Would you repeat the listing exactly but omit every picture?

#####

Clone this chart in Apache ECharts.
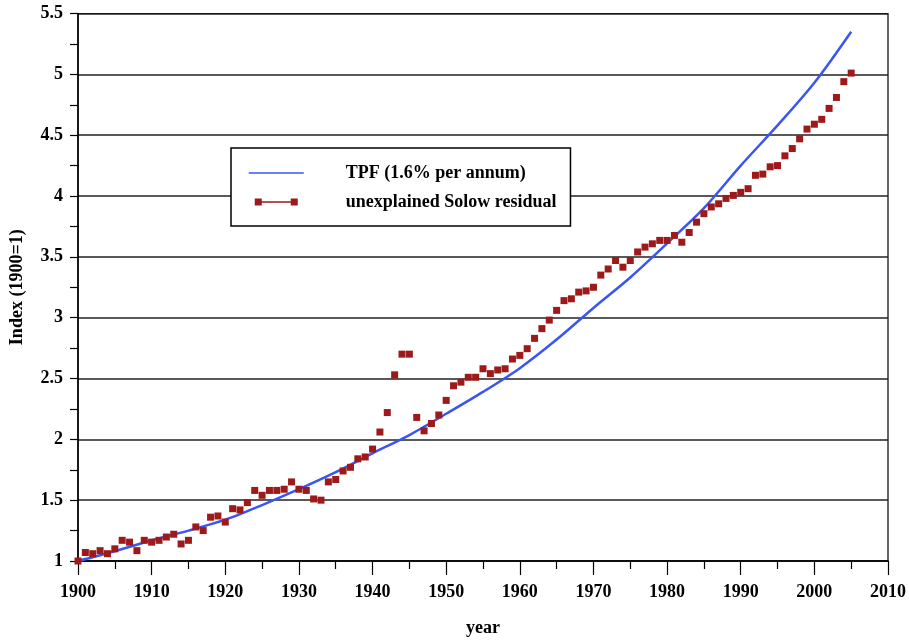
<!DOCTYPE html>
<html>
<head>
<meta charset="utf-8">
<script src="https://cdn.jsdelivr.net/npm/echarts@6/dist/echarts.min.js"></script>
<style>html,body{margin:0;padding:0;background:#fff}#c{width:909px;height:642px}</style>
</head>
<body>
<div id="c"></div>
<script>
var tpfYears = [1900,1905,1910,1915,1920,1925,1930,1935,1940,1945,1950,1955,1960,1965,1970,1975,1980,1985,1990,1995,2000,2005];
var tpfValues = [1.00,1.08,1.17,1.25,1.34,1.46,1.59,1.73,1.885,2.035,2.21,2.39,2.585,2.82,3.08,3.33,3.61,3.90,4.25,4.58,4.93,5.35];

var residualYears = [
1900,1901,1902,1903,1904,1905,1906,1907,1908,1909,
1910,1911,1912,1913,1914,1915,1916,1917,1918,1919,
1920,1921,1922,1923,1924,1925,1926,1927,1928,1929,
1930,1931,1932,1933,1934,1935,1936,1937,1938,1939,
1940,1941,1942,1943,1944,1945,1946,1947,1948,1949,
1950,1951,1952,1953,1954,1955,1956,1957,1958,1959,
1960,1961,1962,1963,1964,1965,1966,1967,1968,1969,
1970,1971,1972,1973,1974,1975,1976,1977,1978,1979,
1980,1981,1982,1983,1984,1985,1986,1987,1988,1989,
1990,1991,1992,1993,1994,1995,1996,1997,1998,1999,
2000,2001,2002,2003,2004,2005];
var residualValues = [
1.00,1.07,1.06,1.085,1.06,1.10,1.17,1.155,1.085,1.17,
1.155,1.17,1.197,1.22,1.14,1.17,1.28,1.25,1.36,1.37,
1.32,1.43,1.42,1.48,1.58,1.54,1.58,1.58,1.59,1.65,
1.59,1.58,1.51,1.50,1.65,1.67,1.74,1.77,1.84,1.855,
1.92,2.06,2.22,2.53,2.70,2.70,2.18,2.07,2.13,2.20,
2.32,2.44,2.47,2.51,2.51,2.58,2.54,2.57,2.58,2.66,
2.69,2.745,2.83,2.91,2.98,3.06,3.14,3.155,3.21,3.22,
3.25,3.35,3.40,3.47,3.415,3.47,3.54,3.58,3.607,3.635,
3.635,3.676,3.62,3.70,3.785,3.855,3.91,3.936,3.98,4.005,
4.03,4.06,4.17,4.18,4.24,4.25,4.33,4.39,4.47,4.55,
4.59,4.63,4.72,4.81,4.94,5.01];

var seriesNames = ['TPF (1.6% per annum)', 'unexplained Solow residual'];
var xLabel = 'year';
var yLabel = 'Index (1900=1)';

var FONT = 'Liberation Serif';
function pairs(xs, ys){ return xs.map(function(x,i){ return [x, ys[i]]; }); }

var chart = echarts.init(document.getElementById('c'), null, {renderer:'canvas'});
chart.setOption({
  animation: false,
  backgroundColor: '#fff',
  grid: {left: 78, right: 20, top: 13.5, bottom: 81, show: true, borderColor: '#000', borderWidth: 1.2, backgroundColor: 'transparent'},
  legend: {
    orient: 'vertical',
    left: 231, top: 148,
    padding: [16, 14, 15, 17],
    itemWidth: 55, itemHeight: 7, itemGap: 11,
    backgroundColor: '#fff',
    borderColor: '#000', borderWidth: 1.5,
    textStyle: {fontFamily: FONT, fontWeight: 'bold', fontSize: 18, color: '#000',
      rich: {t: {fontFamily: FONT, fontWeight: 'bold', fontSize: 18, color: '#000', padding: [0,0,0,37]}}},
    formatter: function(n){ return '{t|' + n + '}'; },
    data: [
      {name: seriesNames[0], lineStyle: {width: 1.5}, itemStyle: {opacity: 0}},
      {name: seriesNames[1], icon: 'path://M0,0L0.01,0ZM6,0h7v7h-7zM13,2.8h29v1.4h-29zM42,0h7v7h-7zM55,7L54.99,7Z'}
    ]
  },
  xAxis: {
    type: 'value', min: 1900, max: 2010, interval: 10,
    name: xLabel, nameLocation: 'middle', nameGap: 58,
    nameTextStyle: {fontFamily: FONT, fontWeight: 'bold', fontSize: 18, color: '#000'},
    axisLine: {lineStyle: {color: '#000', width: 1.5}},
    axisTick: {length: 14, lineStyle: {color: '#000', width: 1.2}},
    minorTick: {show: true, splitNumber: 2, length: 8, lineStyle: {color: '#000', width: 1.2}},
    splitLine: {show: false},
    axisLabel: {margin: 22, fontFamily: FONT, fontWeight: 'bold', fontSize: 18, color: '#000',
      formatter: function(v){ return String(v); }}
  },
  yAxis: {
    type: 'value', min: 1, max: 5.5, interval: 0.5,
    name: yLabel, nameLocation: 'middle', nameGap: 52, nameRotate: 90,
    nameTextStyle: {fontFamily: FONT, fontWeight: 'bold', fontSize: 18, color: '#000'},
    axisLine: {lineStyle: {color: '#000', width: 1.5}},
    axisTick: {length: 8, lineStyle: {color: '#000', width: 1.2}},
    minorTick: {show: true, splitNumber: 2, length: 8, lineStyle: {color: '#000', width: 1.2}},
    splitLine: {show: true, lineStyle: {color: '#222', width: 1.5}},
    axisLabel: {margin: 15, fontFamily: FONT, fontWeight: 'bold', fontSize: 18, color: '#000',
      formatter: function(v){ return String(v); }}
  },
  series: [
    {
      name: seriesNames[0], type: 'line', smooth: 0.3, symbol: 'none',
      data: pairs(tpfYears, tpfValues),
      lineStyle: {color: '#3a55f0', width: 2.5},
      itemStyle: {color: '#3a55f0'},
      z: 3
    },
    {
      name: seriesNames[1], type: 'scatter', symbol: 'rect', symbolSize: 7,
      data: pairs(residualYears, residualValues),
      itemStyle: {color: '#9e1a1a', opacity: 1},
      z: 4
    }
  ]
});
</script>
</body>
</html>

#####

§ Expected answer:
Clone this chart in Apache ECharts.
<!DOCTYPE html>
<html>
<head>
<meta charset="utf-8">
<script src="https://cdn.jsdelivr.net/npm/echarts@6/dist/echarts.min.js"></script>
<style>html,body{margin:0;padding:0;background:#fff}#c{width:909px;height:642px}</style>
</head>
<body>
<div id="c"></div>
<script>
var tpfYears = [1900,1905,1910,1915,1920,1925,1930,1935,1940,1945,1950,1955,1960,1965,1970,1975,1980,1985,1990,1995,2000,2005];
var tpfValues = [1.00,1.08,1.17,1.25,1.34,1.46,1.59,1.73,1.885,2.035,2.21,2.39,2.585,2.82,3.08,3.33,3.61,3.90,4.25,4.58,4.93,5.35];

var residualYears = [
1900,1901,1902,1903,1904,1905,1906,1907,1908,1909,
1910,1911,1912,1913,1914,1915,1916,1917,1918,1919,
1920,1921,1922,1923,1924,1925,1926,1927,1928,1929,
1930,1931,1932,1933,1934,1935,1936,1937,1938,1939,
1940,1941,1942,1943,1944,1945,1946,1947,1948,1949,
1950,1951,1952,1953,1954,1955,1956,1957,1958,1959,
1960,1961,1962,1963,1964,1965,1966,1967,1968,1969,
1970,1971,1972,1973,1974,1975,1976,1977,1978,1979,
1980,1981,1982,1983,1984,1985,1986,1987,1988,1989,
1990,1991,1992,1993,1994,1995,1996,1997,1998,1999,
2000,2001,2002,2003,2004,2005];
var residualValues = [
1.00,1.07,1.06,1.085,1.06,1.10,1.17,1.155,1.085,1.17,
1.155,1.17,1.197,1.22,1.14,1.17,1.28,1.25,1.36,1.37,
1.32,1.43,1.42,1.48,1.58,1.54,1.58,1.58,1.59,1.65,
1.59,1.58,1.51,1.50,1.65,1.67,1.74,1.77,1.84,1.855,
1.92,2.06,2.22,2.53,2.70,2.70,2.18,2.07,2.13,2.20,
2.32,2.44,2.47,2.51,2.51,2.58,2.54,2.57,2.58,2.66,
2.69,2.745,2.83,2.91,2.98,3.06,3.14,3.155,3.21,3.22,
3.25,3.35,3.40,3.47,3.415,3.47,3.54,3.58,3.607,3.635,
3.635,3.676,3.62,3.70,3.785,3.855,3.91,3.936,3.98,4.005,
4.03,4.06,4.17,4.18,4.24,4.25,4.33,4.39,4.47,4.55,
4.59,4.63,4.72,4.81,4.94,5.01];

var seriesNames = ['TPF (1.6% per annum)', 'unexplained Solow residual'];
var xLabel = 'year';
var yLabel = 'Index (1900=1)';

var FONT = 'Liberation Serif';
function pairs(xs, ys){ return xs.map(function(x,i){ return [x, ys[i]]; }); }

var chart = echarts.init(document.getElementById('c'), null, {renderer:'canvas'});
chart.setOption({
  animation: false,
  backgroundColor: '#fff',
  grid: {left: 78, right: 20, top: 13.5, bottom: 81, show: true, borderColor: '#000', borderWidth: 1.2, backgroundColor: 'transparent'},
  legend: {
    orient: 'vertical',
    left: 231, top: 148,
    padding: [16, 14, 15, 17],
    itemWidth: 55, itemHeight: 7, itemGap: 11,
    backgroundColor: '#fff',
    borderColor: '#000', borderWidth: 1.5,
    textStyle: {fontFamily: FONT, fontWeight: 'bold', fontSize: 18, color: '#000',
      rich: {t: {fontFamily: FONT, fontWeight: 'bold', fontSize: 18, color: '#000', padding: [0,0,0,37]}}},
    formatter: function(n){ return '{t|' + n + '}'; },
    data: [
      {name: seriesNames[0], lineStyle: {width: 1.5}, itemStyle: {opacity: 0}},
      {name: seriesNames[1], icon: 'path://M0,0L0.01,0ZM6,0h7v7h-7zM13,2.8h29v1.4h-29zM42,0h7v7h-7zM55,7L54.99,7Z'}
    ]
  },
  xAxis: {
    type: 'value', min: 1900, max: 2010, interval: 10,
    name: xLabel, nameLocation: 'middle', nameGap: 58,
    nameTextStyle: {fontFamily: FONT, fontWeight: 'bold', fontSize: 18, color: '#000'},
    axisLine: {lineStyle: {color: '#000', width: 1.5}},
    axisTick: {length: 14, lineStyle: {color: '#000', width: 1.2}},
    minorTick: {show: true, splitNumber: 2, length: 8, lineStyle: {color: '#000', width: 1.2}},
    splitLine: {show: false},
    axisLabel: {margin: 22, fontFamily: FONT, fontWeight: 'bold', fontSize: 18, color: '#000',
      formatter: function(v){ return String(v); }}
  },
  yAxis: {
    type: 'value', min: 1, max: 5.5, interval: 0.5,
    name: yLabel, nameLocation: 'middle', nameGap: 52, nameRotate: 90,
    nameTextStyle: {fontFamily: FONT, fontWeight: 'bold', fontSize: 18, color: '#000'},
    axisLine: {lineStyle: {color: '#000', width: 1.5}},
    axisTick: {length: 8, lineStyle: {color: '#000', width: 1.2}},
    minorTick: {show: true, splitNumber: 2, length: 8, lineStyle: {color: '#000', width: 1.2}},
    splitLine: {show: true, lineStyle: {color: '#222', width: 1.5}},
    axisLabel: {margin: 15, fontFamily: FONT, fontWeight: 'bold', fontSize: 18, color: '#000',
      formatter: function(v){ return String(v); }}
  },
  series: [
    {
      name: seriesNames[0], type: 'line', smooth: 0.3, symbol: 'none',
      data: pairs(tpfYears, tpfValues),
      lineStyle: {color: '#3a55f0', width: 2.5},
      itemStyle: {color: '#3a55f0'},
      z: 3
    },
    {
      name: seriesNames[1], type: 'scatter', symbol: 'rect', symbolSize: 7,
      data: pairs(residualYears, residualValues),
      itemStyle: {color: '#9e1a1a', opacity: 1},
      z: 4
    }
  ]
});
</script>
</body>
</html>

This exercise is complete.